Set exercise
Pictures within the data are to be left out; everything else must be reproduced exactly.

Data

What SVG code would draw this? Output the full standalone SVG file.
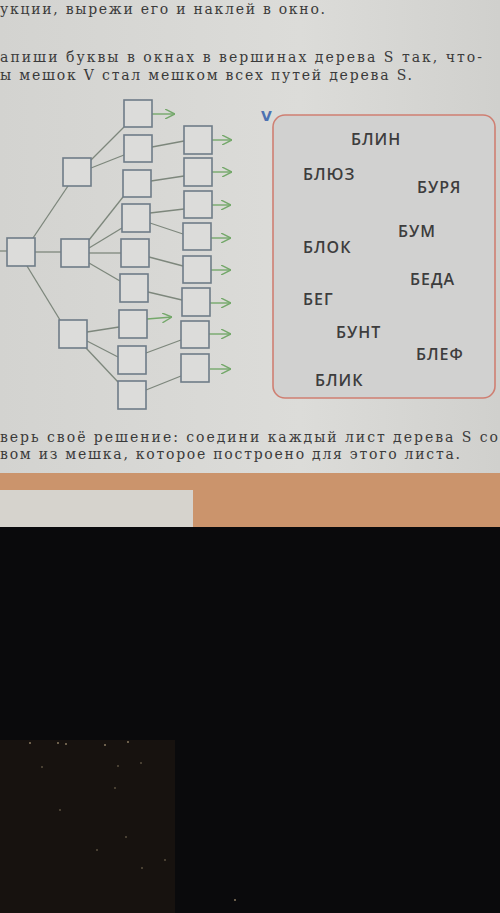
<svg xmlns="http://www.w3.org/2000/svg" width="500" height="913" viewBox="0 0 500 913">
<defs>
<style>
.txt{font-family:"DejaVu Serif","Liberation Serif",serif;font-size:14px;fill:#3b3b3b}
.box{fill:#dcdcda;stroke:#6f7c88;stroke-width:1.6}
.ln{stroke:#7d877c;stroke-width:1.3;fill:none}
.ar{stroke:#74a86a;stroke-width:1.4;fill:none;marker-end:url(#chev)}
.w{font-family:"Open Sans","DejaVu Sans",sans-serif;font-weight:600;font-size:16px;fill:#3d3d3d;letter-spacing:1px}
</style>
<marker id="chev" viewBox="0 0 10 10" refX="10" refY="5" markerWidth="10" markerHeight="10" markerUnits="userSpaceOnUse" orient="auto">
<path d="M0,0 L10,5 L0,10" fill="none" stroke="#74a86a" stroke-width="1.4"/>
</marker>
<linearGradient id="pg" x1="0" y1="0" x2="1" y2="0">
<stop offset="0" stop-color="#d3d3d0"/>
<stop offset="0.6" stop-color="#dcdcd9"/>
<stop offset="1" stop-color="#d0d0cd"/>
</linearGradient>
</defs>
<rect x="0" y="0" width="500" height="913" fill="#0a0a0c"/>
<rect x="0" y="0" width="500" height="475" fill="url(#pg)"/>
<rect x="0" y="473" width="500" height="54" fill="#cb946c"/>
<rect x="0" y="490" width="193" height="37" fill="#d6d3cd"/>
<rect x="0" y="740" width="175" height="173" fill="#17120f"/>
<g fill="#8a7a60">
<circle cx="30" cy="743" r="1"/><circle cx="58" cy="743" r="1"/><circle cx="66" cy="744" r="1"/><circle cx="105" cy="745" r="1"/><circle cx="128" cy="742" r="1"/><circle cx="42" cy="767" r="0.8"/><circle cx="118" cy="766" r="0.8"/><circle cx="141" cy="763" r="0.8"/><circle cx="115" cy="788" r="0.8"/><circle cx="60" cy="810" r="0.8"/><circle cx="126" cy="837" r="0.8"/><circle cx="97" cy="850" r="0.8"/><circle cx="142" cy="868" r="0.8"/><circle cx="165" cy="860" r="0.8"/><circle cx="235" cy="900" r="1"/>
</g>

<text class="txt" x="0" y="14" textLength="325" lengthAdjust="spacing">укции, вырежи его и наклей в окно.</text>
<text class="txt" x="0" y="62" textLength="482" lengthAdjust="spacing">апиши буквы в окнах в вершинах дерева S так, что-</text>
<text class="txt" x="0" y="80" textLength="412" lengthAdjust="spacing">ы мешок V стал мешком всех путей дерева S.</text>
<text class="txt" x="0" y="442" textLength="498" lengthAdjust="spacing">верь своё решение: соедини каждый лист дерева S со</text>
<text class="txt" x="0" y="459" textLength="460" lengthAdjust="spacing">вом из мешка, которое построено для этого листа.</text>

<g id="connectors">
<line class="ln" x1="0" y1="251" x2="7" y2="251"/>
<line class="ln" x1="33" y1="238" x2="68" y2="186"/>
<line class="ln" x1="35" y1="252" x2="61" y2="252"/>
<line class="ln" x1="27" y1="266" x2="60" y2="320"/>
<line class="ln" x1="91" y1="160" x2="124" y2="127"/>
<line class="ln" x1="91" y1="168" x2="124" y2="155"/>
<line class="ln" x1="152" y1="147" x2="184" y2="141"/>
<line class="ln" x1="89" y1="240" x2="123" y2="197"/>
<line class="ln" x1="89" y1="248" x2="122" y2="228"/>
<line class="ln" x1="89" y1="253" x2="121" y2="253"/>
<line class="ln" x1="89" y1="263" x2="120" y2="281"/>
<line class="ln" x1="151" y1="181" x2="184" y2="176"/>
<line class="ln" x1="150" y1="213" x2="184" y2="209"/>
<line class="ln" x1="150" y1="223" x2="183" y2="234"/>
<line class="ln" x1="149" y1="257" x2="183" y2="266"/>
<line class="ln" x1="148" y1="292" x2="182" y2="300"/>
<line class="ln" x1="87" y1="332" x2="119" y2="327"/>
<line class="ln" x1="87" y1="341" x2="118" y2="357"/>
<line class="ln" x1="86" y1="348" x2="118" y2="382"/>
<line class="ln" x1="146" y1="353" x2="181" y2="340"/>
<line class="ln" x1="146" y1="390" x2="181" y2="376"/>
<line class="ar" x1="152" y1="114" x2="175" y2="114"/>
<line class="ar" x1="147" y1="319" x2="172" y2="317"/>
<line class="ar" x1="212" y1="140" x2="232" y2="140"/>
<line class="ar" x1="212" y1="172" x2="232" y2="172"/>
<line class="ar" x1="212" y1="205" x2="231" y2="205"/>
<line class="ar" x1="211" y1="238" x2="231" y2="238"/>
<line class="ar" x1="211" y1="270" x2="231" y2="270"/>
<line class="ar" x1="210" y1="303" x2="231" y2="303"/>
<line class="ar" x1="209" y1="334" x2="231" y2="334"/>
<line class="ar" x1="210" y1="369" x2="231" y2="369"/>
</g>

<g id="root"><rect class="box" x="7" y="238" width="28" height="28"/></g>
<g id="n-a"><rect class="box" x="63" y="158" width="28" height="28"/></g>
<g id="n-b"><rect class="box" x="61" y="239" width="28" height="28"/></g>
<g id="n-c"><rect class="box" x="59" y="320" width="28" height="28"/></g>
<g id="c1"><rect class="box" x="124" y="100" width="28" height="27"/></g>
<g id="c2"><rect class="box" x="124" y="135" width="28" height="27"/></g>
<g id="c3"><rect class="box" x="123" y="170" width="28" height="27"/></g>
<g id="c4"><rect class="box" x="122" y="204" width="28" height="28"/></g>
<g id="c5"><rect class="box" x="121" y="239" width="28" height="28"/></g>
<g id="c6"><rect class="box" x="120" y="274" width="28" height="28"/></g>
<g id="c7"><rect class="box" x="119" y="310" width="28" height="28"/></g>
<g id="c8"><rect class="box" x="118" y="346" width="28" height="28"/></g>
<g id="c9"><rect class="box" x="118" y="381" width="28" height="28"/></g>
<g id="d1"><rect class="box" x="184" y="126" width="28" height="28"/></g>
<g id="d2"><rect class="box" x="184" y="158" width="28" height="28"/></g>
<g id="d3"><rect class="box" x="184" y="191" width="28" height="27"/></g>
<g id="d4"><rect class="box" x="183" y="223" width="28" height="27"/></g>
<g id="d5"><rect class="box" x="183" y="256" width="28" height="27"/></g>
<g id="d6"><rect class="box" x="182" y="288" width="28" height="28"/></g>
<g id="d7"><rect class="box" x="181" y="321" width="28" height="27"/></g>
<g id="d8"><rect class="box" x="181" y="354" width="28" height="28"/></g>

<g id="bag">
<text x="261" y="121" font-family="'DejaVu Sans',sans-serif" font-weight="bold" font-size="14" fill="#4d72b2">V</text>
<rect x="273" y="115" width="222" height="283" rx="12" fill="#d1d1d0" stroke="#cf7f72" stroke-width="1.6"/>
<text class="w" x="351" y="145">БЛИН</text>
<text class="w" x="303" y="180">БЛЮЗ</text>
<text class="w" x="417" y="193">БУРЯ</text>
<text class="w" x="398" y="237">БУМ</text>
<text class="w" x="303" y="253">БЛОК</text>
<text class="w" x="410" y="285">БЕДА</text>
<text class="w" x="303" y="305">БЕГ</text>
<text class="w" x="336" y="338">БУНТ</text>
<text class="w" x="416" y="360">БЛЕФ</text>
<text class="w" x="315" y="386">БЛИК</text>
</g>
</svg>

Full response
What SVG code would draw this? Output the full standalone SVG file.
<svg xmlns="http://www.w3.org/2000/svg" width="500" height="913" viewBox="0 0 500 913">
<defs>
<style>
.txt{font-family:"DejaVu Serif","Liberation Serif",serif;font-size:14px;fill:#3b3b3b}
.box{fill:#dcdcda;stroke:#6f7c88;stroke-width:1.6}
.ln{stroke:#7d877c;stroke-width:1.3;fill:none}
.ar{stroke:#74a86a;stroke-width:1.4;fill:none;marker-end:url(#chev)}
.w{font-family:"Open Sans","DejaVu Sans",sans-serif;font-weight:600;font-size:16px;fill:#3d3d3d;letter-spacing:1px}
</style>
<marker id="chev" viewBox="0 0 10 10" refX="10" refY="5" markerWidth="10" markerHeight="10" markerUnits="userSpaceOnUse" orient="auto">
<path d="M0,0 L10,5 L0,10" fill="none" stroke="#74a86a" stroke-width="1.4"/>
</marker>
<linearGradient id="pg" x1="0" y1="0" x2="1" y2="0">
<stop offset="0" stop-color="#d3d3d0"/>
<stop offset="0.6" stop-color="#dcdcd9"/>
<stop offset="1" stop-color="#d0d0cd"/>
</linearGradient>
</defs>
<rect x="0" y="0" width="500" height="913" fill="#0a0a0c"/>
<rect x="0" y="0" width="500" height="475" fill="url(#pg)"/>
<rect x="0" y="473" width="500" height="54" fill="#cb946c"/>
<rect x="0" y="490" width="193" height="37" fill="#d6d3cd"/>
<rect x="0" y="740" width="175" height="173" fill="#17120f"/>
<g fill="#8a7a60">
<circle cx="30" cy="743" r="1"/><circle cx="58" cy="743" r="1"/><circle cx="66" cy="744" r="1"/><circle cx="105" cy="745" r="1"/><circle cx="128" cy="742" r="1"/><circle cx="42" cy="767" r="0.8"/><circle cx="118" cy="766" r="0.8"/><circle cx="141" cy="763" r="0.8"/><circle cx="115" cy="788" r="0.8"/><circle cx="60" cy="810" r="0.8"/><circle cx="126" cy="837" r="0.8"/><circle cx="97" cy="850" r="0.8"/><circle cx="142" cy="868" r="0.8"/><circle cx="165" cy="860" r="0.8"/><circle cx="235" cy="900" r="1"/>
</g>

<text class="txt" x="0" y="14" textLength="325" lengthAdjust="spacing">укции, вырежи его и наклей в окно.</text>
<text class="txt" x="0" y="62" textLength="482" lengthAdjust="spacing">апиши буквы в окнах в вершинах дерева S так, что-</text>
<text class="txt" x="0" y="80" textLength="412" lengthAdjust="spacing">ы мешок V стал мешком всех путей дерева S.</text>
<text class="txt" x="0" y="442" textLength="498" lengthAdjust="spacing">верь своё решение: соедини каждый лист дерева S со</text>
<text class="txt" x="0" y="459" textLength="460" lengthAdjust="spacing">вом из мешка, которое построено для этого листа.</text>

<g id="connectors">
<line class="ln" x1="0" y1="251" x2="7" y2="251"/>
<line class="ln" x1="33" y1="238" x2="68" y2="186"/>
<line class="ln" x1="35" y1="252" x2="61" y2="252"/>
<line class="ln" x1="27" y1="266" x2="60" y2="320"/>
<line class="ln" x1="91" y1="160" x2="124" y2="127"/>
<line class="ln" x1="91" y1="168" x2="124" y2="155"/>
<line class="ln" x1="152" y1="147" x2="184" y2="141"/>
<line class="ln" x1="89" y1="240" x2="123" y2="197"/>
<line class="ln" x1="89" y1="248" x2="122" y2="228"/>
<line class="ln" x1="89" y1="253" x2="121" y2="253"/>
<line class="ln" x1="89" y1="263" x2="120" y2="281"/>
<line class="ln" x1="151" y1="181" x2="184" y2="176"/>
<line class="ln" x1="150" y1="213" x2="184" y2="209"/>
<line class="ln" x1="150" y1="223" x2="183" y2="234"/>
<line class="ln" x1="149" y1="257" x2="183" y2="266"/>
<line class="ln" x1="148" y1="292" x2="182" y2="300"/>
<line class="ln" x1="87" y1="332" x2="119" y2="327"/>
<line class="ln" x1="87" y1="341" x2="118" y2="357"/>
<line class="ln" x1="86" y1="348" x2="118" y2="382"/>
<line class="ln" x1="146" y1="353" x2="181" y2="340"/>
<line class="ln" x1="146" y1="390" x2="181" y2="376"/>
<line class="ar" x1="152" y1="114" x2="175" y2="114"/>
<line class="ar" x1="147" y1="319" x2="172" y2="317"/>
<line class="ar" x1="212" y1="140" x2="232" y2="140"/>
<line class="ar" x1="212" y1="172" x2="232" y2="172"/>
<line class="ar" x1="212" y1="205" x2="231" y2="205"/>
<line class="ar" x1="211" y1="238" x2="231" y2="238"/>
<line class="ar" x1="211" y1="270" x2="231" y2="270"/>
<line class="ar" x1="210" y1="303" x2="231" y2="303"/>
<line class="ar" x1="209" y1="334" x2="231" y2="334"/>
<line class="ar" x1="210" y1="369" x2="231" y2="369"/>
</g>

<g id="root"><rect class="box" x="7" y="238" width="28" height="28"/></g>
<g id="n-a"><rect class="box" x="63" y="158" width="28" height="28"/></g>
<g id="n-b"><rect class="box" x="61" y="239" width="28" height="28"/></g>
<g id="n-c"><rect class="box" x="59" y="320" width="28" height="28"/></g>
<g id="c1"><rect class="box" x="124" y="100" width="28" height="27"/></g>
<g id="c2"><rect class="box" x="124" y="135" width="28" height="27"/></g>
<g id="c3"><rect class="box" x="123" y="170" width="28" height="27"/></g>
<g id="c4"><rect class="box" x="122" y="204" width="28" height="28"/></g>
<g id="c5"><rect class="box" x="121" y="239" width="28" height="28"/></g>
<g id="c6"><rect class="box" x="120" y="274" width="28" height="28"/></g>
<g id="c7"><rect class="box" x="119" y="310" width="28" height="28"/></g>
<g id="c8"><rect class="box" x="118" y="346" width="28" height="28"/></g>
<g id="c9"><rect class="box" x="118" y="381" width="28" height="28"/></g>
<g id="d1"><rect class="box" x="184" y="126" width="28" height="28"/></g>
<g id="d2"><rect class="box" x="184" y="158" width="28" height="28"/></g>
<g id="d3"><rect class="box" x="184" y="191" width="28" height="27"/></g>
<g id="d4"><rect class="box" x="183" y="223" width="28" height="27"/></g>
<g id="d5"><rect class="box" x="183" y="256" width="28" height="27"/></g>
<g id="d6"><rect class="box" x="182" y="288" width="28" height="28"/></g>
<g id="d7"><rect class="box" x="181" y="321" width="28" height="27"/></g>
<g id="d8"><rect class="box" x="181" y="354" width="28" height="28"/></g>

<g id="bag">
<text x="261" y="121" font-family="'DejaVu Sans',sans-serif" font-weight="bold" font-size="14" fill="#4d72b2">V</text>
<rect x="273" y="115" width="222" height="283" rx="12" fill="#d1d1d0" stroke="#cf7f72" stroke-width="1.6"/>
<text class="w" x="351" y="145">БЛИН</text>
<text class="w" x="303" y="180">БЛЮЗ</text>
<text class="w" x="417" y="193">БУРЯ</text>
<text class="w" x="398" y="237">БУМ</text>
<text class="w" x="303" y="253">БЛОК</text>
<text class="w" x="410" y="285">БЕДА</text>
<text class="w" x="303" y="305">БЕГ</text>
<text class="w" x="336" y="338">БУНТ</text>
<text class="w" x="416" y="360">БЛЕФ</text>
<text class="w" x="315" y="386">БЛИК</text>
</g>
</svg>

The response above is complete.